Regarding this question, please note that it goes away entirely if I simplify and sharpen the model as per my post of 10/8 @ 9:40 pm, simply because the introduction of C dicodon subsets of the same cardinality as S dicodon subsets allows me to:
A) compute u and e FOR EACH OBSERVATION relative to the S subset AND relative to the C subset
B) take the difference of the two u's and the difference of the two e's PER OBSERVATION.
with the consequent simplification of the design to
C) 6 folds x 12 length intervals x 2 (for N:R).
and the consequent ability to apply the instructions in your post of 10/2 without problem (both per length interval and across length intervals via "leveraging-up")
But even though I?m going to re-do the entire analysis (including the Re/Ru/Reu regressions) with this new design, I?m curious what the correct procedural answer is to question VIII.
2. Regarding the role of folds in the design.
??? In anova terms, you have been treating Fold as a fixed effect: the particular folds in the study were not chosen randomly, and the conclusions apply to those folds and no others.

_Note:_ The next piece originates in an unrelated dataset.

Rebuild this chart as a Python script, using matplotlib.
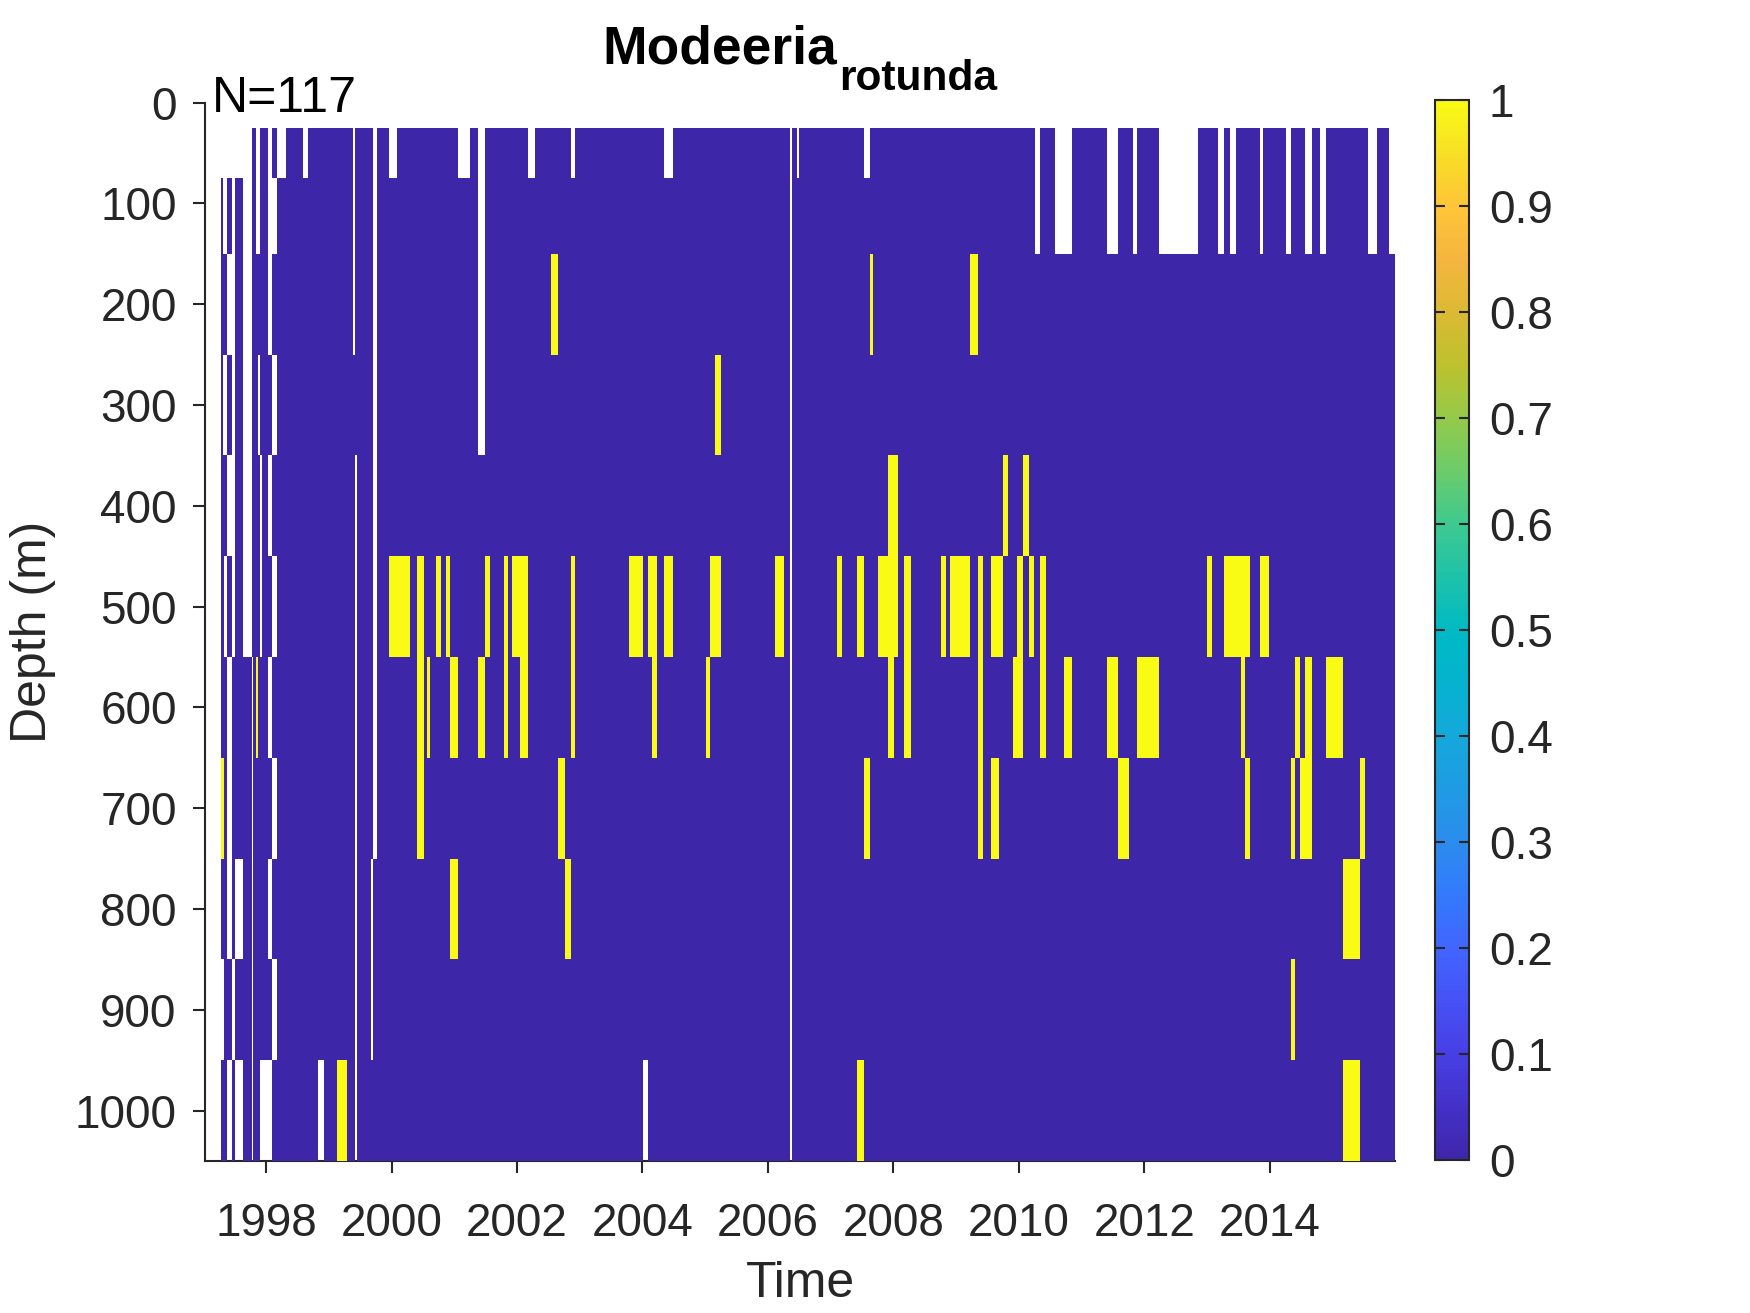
import numpy as np
import matplotlib
matplotlib.use("Agg")
import matplotlib.pyplot as plt
from matplotlib.colors import LinearSegmentedColormap

plt.rcParams['font.family'] = ['Liberation Sans', 'DejaVu Sans']

# ---------------- data ----------------
depth_edges = [25, 75, 150, 250, 350, 450, 550, 650, 750, 850, 950, 1050]
depth_ticks = [0, 100, 200, 300, 400, 500, 600, 700, 800, 900, 1000]
year_ticks = [1998, 2000, 2002, 2004, 2006, 2008, 2010, 2012, 2014]
cbar_ticks = [0, 0.1, 0.2, 0.3, 0.4, 0.5, 0.6, 0.7, 0.8, 0.9, 1]
time_range = (1997.026, 2016.0)
n_samples = 117

# not-sampled (NaN) periods per depth bin, decimal years
gaps_50 = [(1997.026, 1997.780), (1997.839, 1997.903), (1998.035, 1998.099), (1998.169, 1998.317),
           (1998.583, 1998.663), (1999.391, 1999.417), (1999.699, 1999.774), (1999.960, 2000.087),
           (2001.065, 2001.251), (2001.384, 2001.490), (2002.182, 2002.288), (2002.862, 2002.926),
           (2004.345, 2004.483), (2006.350, 2006.385), (2006.466, 2006.498), (2007.539, 2007.630),
           (2010.261, 2010.341), (2010.580, 2010.846), (2011.414, 2011.590), (2011.818, 2011.893),
           (2012.238, 2012.866), (2013.185, 2013.275), (2013.371, 2013.467), (2013.849, 2013.902),
           (2014.264, 2014.343), (2014.567, 2014.684), (2014.806, 2014.896), (2015.577, 2015.720),
           (2015.906, 2016.0)]
gaps_100 = [(1997.026, 1997.281), (1997.318, 1997.371), (1997.451, 1997.504), (1997.627, 1997.780),
            (1997.839, 1997.903), (1998.035, 1998.169), (1999.391, 1999.417), (1999.699, 1999.774),
            (2001.384, 2001.490), (2006.350, 2006.385),
            (2010.261, 2010.341), (2010.580, 2010.846), (2011.414, 2011.590), (2011.818, 2011.893),
            (2012.238, 2012.866), (2013.185, 2013.275), (2013.371, 2013.467), (2013.849, 2013.902),
            (2014.264, 2014.343), (2014.567, 2014.684), (2014.806, 2014.896), (2015.577, 2015.720),
            (2015.906, 2016.0)]
gaps_200 = [(1997.026, 1997.281), (1997.371, 1997.504), (1997.627, 1997.780), (1998.035, 1998.089),
            (1999.391, 1999.417), (1999.699, 1999.774), (2001.384, 2001.490), (2006.350, 2006.385)]
gaps_300 = [(1997.026, 1997.281), (1997.318, 1997.371), (1997.451, 1997.504), (1997.627, 1997.780),
            (1997.876, 1997.903), (1998.089, 1998.178), (1999.699, 1999.774), (2001.384, 2001.490),
            (2006.350, 2006.385)]
gaps_400 = [(1997.026, 1997.281), (1997.371, 1997.504), (1997.627, 1997.780), (1997.903, 1997.930),
            (1998.035, 1998.089), (1999.417, 1999.449), (1999.699, 1999.774), (2006.350, 2006.385)]
gaps_500 = [(1997.026, 1997.281), (1997.329, 1997.371), (1997.461, 1997.504), (1997.627, 1997.780),
            (1997.903, 1997.930), (1998.089, 1998.178), (1999.417, 1999.449), (1999.699, 1999.774),
            (2006.350, 2006.385)]
gaps_600 = [(1997.026, 1997.281), (1997.371, 1997.461), (1997.780, 1997.796), (1998.035, 1998.089),
            (1999.417, 1999.449), (1999.699, 1999.774), (2006.350, 2006.385)]
gaps_700 = [(1997.026, 1997.281), (1997.371, 1997.461), (1997.780, 1997.796), (1998.089, 1998.178),
            (1999.417, 1999.449), (1999.699, 1999.774), (2006.350, 2006.385)]
gaps_800 = [(1997.026, 1997.281), (1997.371, 1997.461), (1997.504, 1997.627), (1997.780, 1997.796),
            (1998.035, 1998.089), (1999.417, 1999.449), (1999.667, 1999.699), (2006.350, 2006.385)]
gaps_900 = [(1997.026, 1997.329), (1997.461, 1997.504), (1997.780, 1997.796), (1998.089, 1998.178),
            (1999.417, 1999.449), (1999.667, 1999.699), (2006.350, 2006.385)]
gaps_1000 = [(1997.026, 1997.281), (1997.371, 1997.461), (1997.504, 1997.627), (1997.780, 1997.796),
             (1997.903, 1998.099), (1998.822, 1998.923), (1999.417, 1999.449), (2004.015, 2004.084),
             (2006.350, 2006.385)]

# presence (value 1) periods per depth bin
hits_50 = []
hits_100 = []
hits_200 = [(2002.543, 2002.660), (2007.630, 2007.683), (2009.225, 2009.358)]
hits_300 = [(2005.158, 2005.254)]
hits_400 = [(2007.912, 2008.071), (2009.756, 2009.825), (2010.075, 2010.165)]
hits_500 = [(1999.960, 2000.295), (2000.401, 2000.518), (2000.704, 2000.789), (2000.863, 2000.932),
            (2001.490, 2001.570), (2001.793, 2001.863), (2001.916, 2002.171), (2002.862, 2002.926),
            (2003.787, 2004.005), (2004.095, 2004.228), (2004.345, 2004.483), (2005.078, 2005.254),
            (2006.115, 2006.259), (2007.098, 2007.189), (2007.417, 2007.534), (2007.752, 2008.071),
            (2008.172, 2008.278), (2008.757, 2008.837), (2008.906, 2009.225), (2009.358, 2009.427),
            (2009.554, 2009.756), (2009.969, 2010.064), (2010.165, 2010.250), (2010.341, 2010.431),
            (2012.999, 2013.078), (2013.275, 2013.690), (2013.849, 2013.993)]
hits_600 = [(1997.839, 1997.876), (2000.401, 2000.518), (2000.560, 2000.613), (2000.932, 2001.065),
            (2001.384, 2001.490), (2001.793, 2001.863), (2002.049, 2002.171), (2002.862, 2002.926),
            (2004.159, 2004.228), (2005.015, 2005.078), (2007.912, 2008.013), (2008.172, 2008.278),
            (2009.358, 2009.427), (2009.905, 2010.064), (2010.341, 2010.431), (2010.723, 2010.846),
            (2011.404, 2011.590), (2011.893, 2012.238), (2013.541, 2013.610), (2014.407, 2014.486),
            (2014.567, 2014.673), (2014.901, 2015.167)]
hits_700 = [(1997.281, 1997.329), (2000.401, 2000.518), (2002.649, 2002.766), (2007.534, 2007.630),
            (2009.358, 2009.427), (2009.554, 2009.687), (2011.590, 2011.760), (2013.610, 2013.690),
            (2014.343, 2014.407), (2014.486, 2014.673), (2015.444, 2015.523)]
hits_800 = [(2000.932, 2001.065), (2002.766, 2002.862), (2015.167, 2015.444)]
hits_900 = [(2014.343, 2014.407)]
hits_1000 = [(1999.136, 1999.285), (2007.417, 2007.534), (2015.167, 2015.444)]

gap_rows = [gaps_50, gaps_100, gaps_200, gaps_300, gaps_400, gaps_500,
            gaps_600, gaps_700, gaps_800, gaps_900, gaps_1000]
hit_rows = [hits_50, hits_100, hits_200, hits_300, hits_400, hits_500,
            hits_600, hits_700, hits_800, hits_900, hits_1000]

# ---------------- grid from intervals ----------------
ends = {time_range[0], time_range[1]}
for rows in (gap_rows, hit_rows):
    for row in rows:
        for a, b in row:
            ends.update((a, b))
t_edges = np.array(sorted(ends))
t_mid = 0.5 * (t_edges[:-1] + t_edges[1:])
Z = np.zeros((len(depth_edges) - 1, len(t_mid)))
for i, (g, h) in enumerate(zip(gap_rows, hit_rows)):
    for a, b in h:
        Z[i, (t_mid > a) & (t_mid < b)] = 1.0
    for a, b in g:
        Z[i, (t_mid > a) & (t_mid < b)] = np.nan

# parula-like colormap
parula_pts = [
    (0.00, (0.243, 0.150, 0.660)), (0.05, (0.270, 0.190, 0.790)),
    (0.10, (0.280, 0.250, 0.900)), (0.15, (0.275, 0.320, 0.965)),
    (0.20, (0.255, 0.400, 0.995)), (0.25, (0.200, 0.480, 0.990)),
    (0.30, (0.170, 0.550, 0.930)), (0.35, (0.120, 0.610, 0.890)),
    (0.40, (0.080, 0.660, 0.860)), (0.45, (0.020, 0.700, 0.810)),
    (0.50, (0.000, 0.730, 0.770)), (0.55, (0.120, 0.760, 0.660)),
    (0.60, (0.240, 0.790, 0.560)), (0.65, (0.420, 0.800, 0.420)),
    (0.70, (0.580, 0.790, 0.290)), (0.75, (0.740, 0.760, 0.180)),
    (0.80, (0.860, 0.730, 0.200)), (0.85, (0.960, 0.710, 0.250)),
    (0.90, (1.000, 0.770, 0.220)), (0.95, (0.970, 0.870, 0.150)),
    (1.00, (0.977, 0.984, 0.081))]
parula = LinearSegmentedColormap.from_list('parula', parula_pts, N=256)

# ---------------- figure ----------------
W, H = 1750, 1313
fig = plt.figure(figsize=(W / 300, H / 300), dpi=300)
ax = fig.add_axes([205 / W, 1 - 1161 / H, 1190 / W, (1161 - 102.5) / H])
mesh = ax.pcolormesh(t_edges, depth_edges, np.ma.masked_invalid(Z), cmap=parula,
                     vmin=0, vmax=1, shading='flat', antialiased=False, linewidth=0, zorder=1)

grey = (0.15, 0.15, 0.15)
ax.set_xlim(*time_range)
ax.set_ylim(1050, 0)
ax.set_yticks(depth_ticks)
ax.set_xticks(year_ticks)
ax.set_xticklabels([str(y) for y in year_ticks])
ax.set_yticklabels([str(d) for d in depth_ticks])
for s in ('top', 'right'):
    ax.spines[s].set_visible(False)
for s in ('left', 'bottom'):
    ax.spines[s].set_color(grey)
    ax.spines[s].set_linewidth(0.5)
    ax.spines[s].set_zorder(0.5)
ax.tick_params(axis='both', direction='out', length=2.8, width=0.5, color=grey,
               labelcolor=grey, labelsize=11)
ax.tick_params(axis='x', pad=7)
ax.tick_params(axis='y', pad=4)

ax.set_xlabel('Time', fontsize=12, color=grey)
ax.xaxis.set_label_coords(0.5, (1161 - 1297) / (1161 - 102.5))
ax.xaxis.label.set_verticalalignment('baseline')
ax.set_ylabel('Depth (m)', fontsize=12, color=grey)
ax.yaxis.set_label_coords((33 - 205) / 1190, 0.5)
ax.yaxis.label.set_verticalalignment('center')

# colorbar
cax = fig.add_axes([1435 / W, 1 - 1160 / H, 34 / W, 1060 / H])
cb = fig.colorbar(mesh, cax=cax, ticks=cbar_ticks)
cb.ax.set_yticklabels(['%g' % t for t in cbar_ticks])
cb.outline.set_edgecolor(grey)
cb.outline.set_linewidth(0.5)
cax.tick_params(axis='y', direction='in', left=True, right=True, length=2.4, width=0.5,
                color=grey, labelcolor=grey, labelsize=11, pad=4.8)

# title and annotation
fig.text(602.7 / W, 1 - 63.3 / H, 'Modeeria', fontsize=12.8, fontweight='bold',
         ha='left', va='baseline', color='black')
fig.text(839 / W, 1 - 90 / H, 'rotunda', fontsize=10.2, fontweight='bold',
         ha='left', va='baseline', color='black')
fig.text(212 / W, 1 - 111.7 / H, 'N=%d' % n_samples, fontsize=12,
         ha='left', va='baseline', color='black')

fig.savefig('out.png', dpi=300)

Do you want to switch now and treat Fold as a random effect, so that you can generalize to folds not in the study? If so then all the previous analyses must be done differently.
Yes, we have to be able to generalize to folds not in the study. Can you explain what has to change, both with respect to our current design and to the new design I proposed in my post of 10/8 @ 9:40pm. In this regard, please note that we must still keep and evaluate results PER FOLD for the simple reason that structural alignability analysis via logistic regressions (our Stage II goal) must be done per fold.